April 1, 2026

Allbirds sold for less than 1% of its peak valuation to a budget shoe company

Modern sneakers showcased on wooden shelves in a stylish display setting.

From Time magazine to the clearance rack

Allbirds, the footwear company founded by former All Whites footballer Tim Brown and Joey Zwillinger, has agreed to sell all its assets and intellectual property to American Exchange Group for US$39 million, approximately NZ$69 million. The listed company will then be wound down. At its peak, Allbirds was valued at over US$4.2 billion. The sale price is less than 1% of that figure.

American Exchange Group’s portfolio includes Aerosoles and Cliffs by White Mountain, unglamorous, value-oriented footwear labels. That is now the peer group. The acquirer is buying a recognisable brand name and some interesting material science. Everything else, the growth narrative, the Nasdaq listing, the premium retail footprint, has been destroyed.

The US$39 million is also a fraction of the US$348 million Allbirds raised at IPO. Anyone who bought shares at listing or anywhere near the peak has been effectively wiped out.

The numbers made this inevitable

This was not a sudden collapse. It was a slow, visible grind that the turnaround narrative kept obscuring.

Third quarter 2025 revenue came in at US$33 million, down 23.3% year-on-year. The quarterly net loss was US$20.3 million. Cash on hand at September 2025 sat at US$23.7 million, barely enough to cover one more quarter of bleeding. Sales had fallen 54.6% since 2022.

Clare Capital partner Alex Gordon identified the structural problem clearly: “Allbirds’ latest financials indicate it hasn’t been able to address underlying financial issues with quarterly sales down 55% compared to September 2022.”

In August 2024, the company executed a 1-for-20 reverse stock split to avoid Nasdaq delisting after the share price fell below US$1. That is not a turnaround signal. That is life support. By early 2026, all full-price US stores had been shuttered, leaving only two outlet locations to clear remaining inventory.

Sustainability was never a business model

GlobalData managing director Neil Saunders delivered the sharpest verdict: “This underlines the fact that Allbirds has fallen out of favour with consumers and suggests that its early success was more of a passing fad than the foundation for a sizable business.”

The core miscalculation was treating sustainability as a primary purchase driver. Saunders was blunt: “Consumers like and respect sustainable solutions, but in footwear this is almost always a secondary or tertiary consideration that comes way below factors like style, fit, or price.”

Allbirds built a brand around a cultural moment, the zero-interest-rate, ESG-premium era when Silicon Valley workers wanted their sneakers to signal values. That moment passed. The shoes did not evolve fast enough to compete on style or price against Nike, On, and Hoka, brands that invested in performance and fashion while Allbirds invested in messaging.

CEO Joe Vernachio’s own assessment reads as an epitaph rather than a strategy: “In short, Allbirds lost some of the sharpness that made it distinctive.” He talked about needing “sustained execution across multiple product cycles”. The company did not have the cash to survive one.

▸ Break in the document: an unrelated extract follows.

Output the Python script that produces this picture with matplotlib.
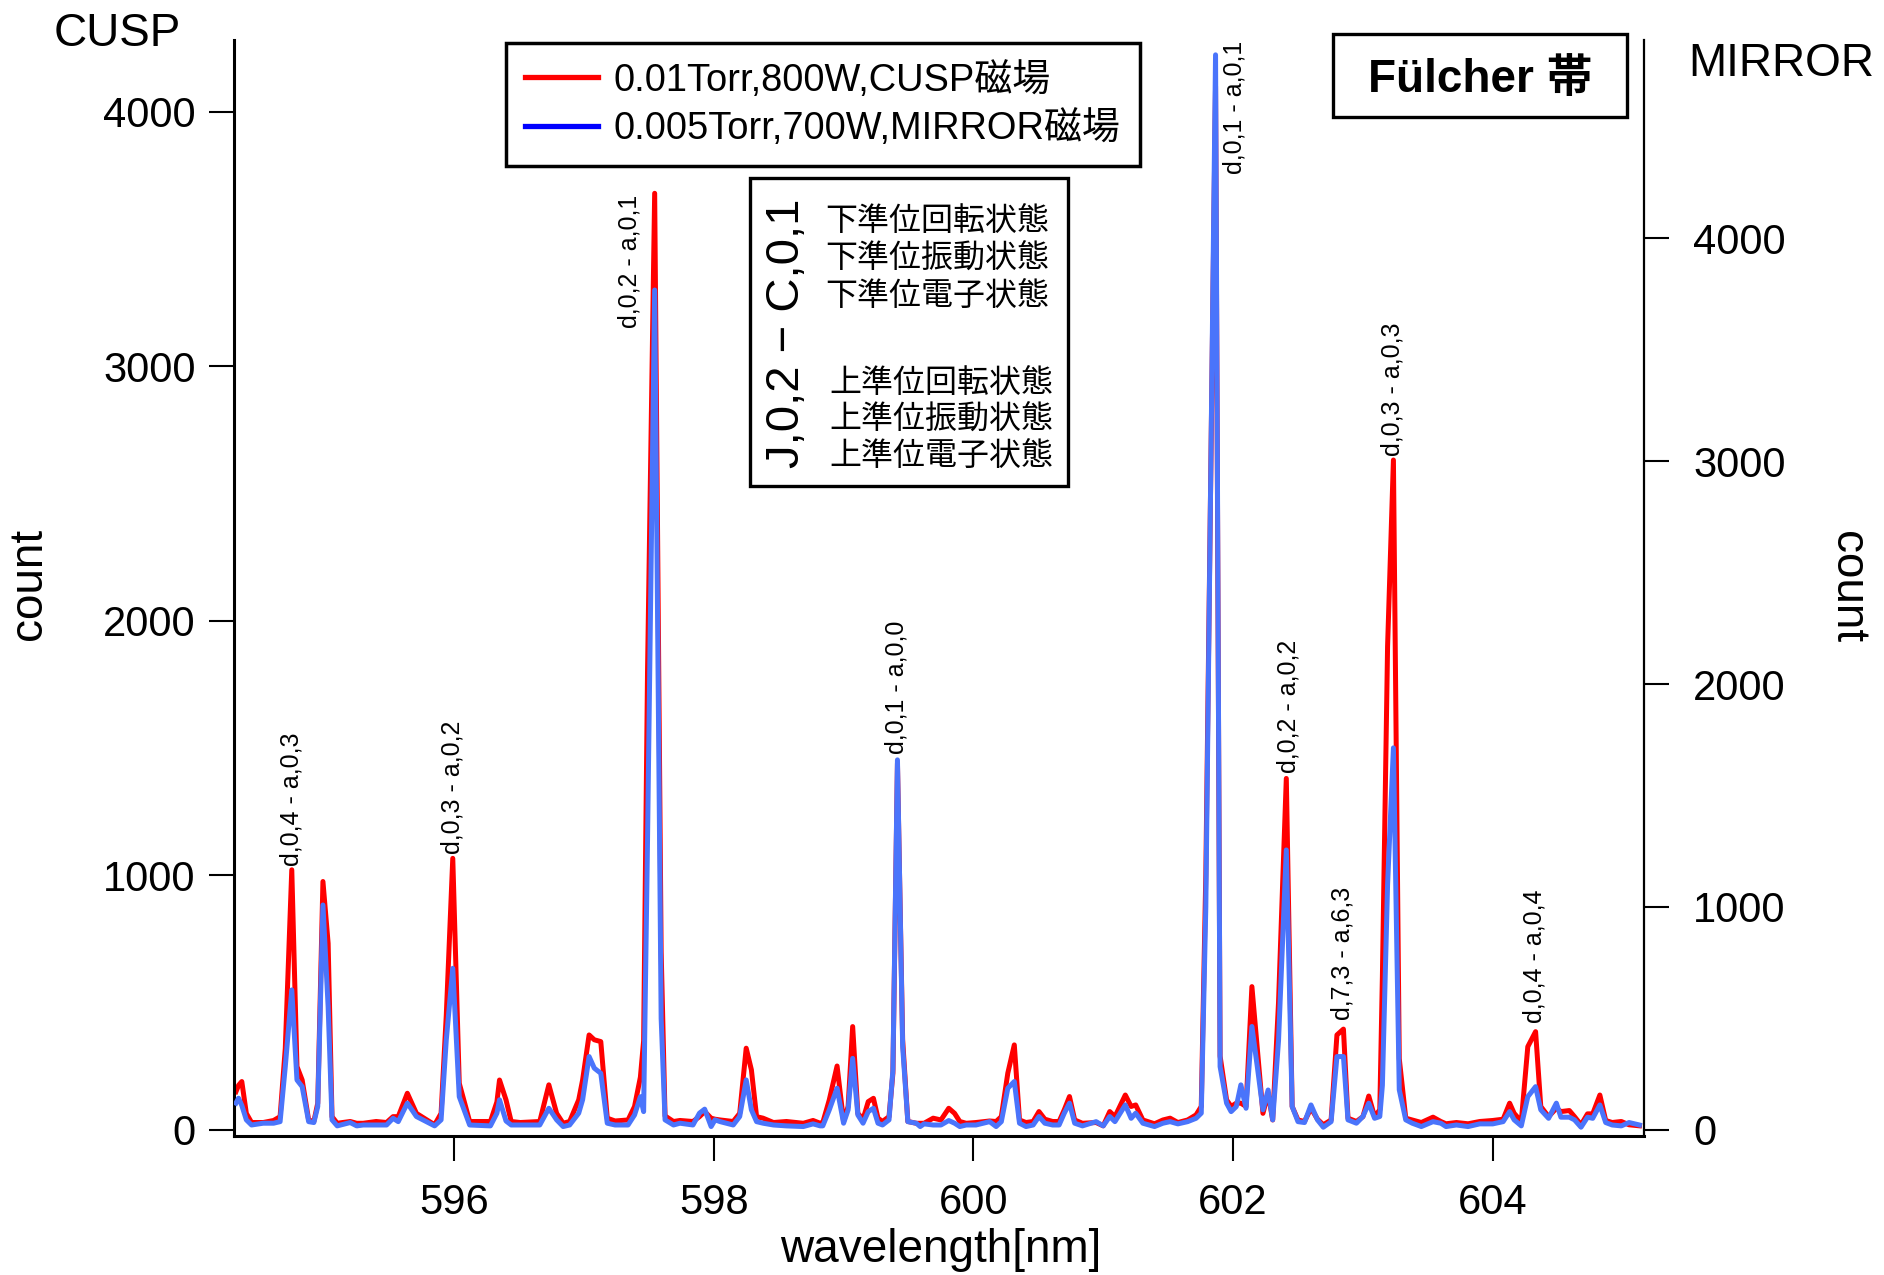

This was never really a Kiwi success story

Most coverage frames the sale as a sad ending for a New Zealand brand. That framing flatters us. The capital was American. The listing was American. The strategic decisions were made in San Francisco. The returns, such as they were, went to offshore investors. New Zealand got the origin story and the brand pride. It did not get the upside.

For New Zealand founders and investors, the real lesson is about valuation discipline. The 2014 Kickstarter campaign that hit its $100,000 target in five days was a genuine proof of concept. What followed was a capital markets exercise in which a modest consumer product was dressed up as a technology-enabled sustainability platform and priced accordingly.

The pattern is familiar. Low rates made future earnings cheap to discount. ESG capital flows rewarded positioning regardless of profitability. Direct-to-consumer brands with strong social media presences commanded multiples that assumed infinite addressable markets. None of those conditions held.

What actually survives

The merino wool IP and brand name will persist under American Exchange Group’s ownership, stripped of the listed-company cost structure and growth expectations that made the original entity unviable. That is actually the most honest valuation Allbirds has ever received: a recognisable name and some clever material science, worth US$39 million to a buyer who runs unglamorous shoe brands for a living.

The question worth asking is not why Allbirds failed. The financial trajectory made the outcome obvious years ago. The question is why the recovery narrative persisted so long after the numbers made recovery implausible, and how many other venture-backed, narrative-driven brands are running the same playbook right now.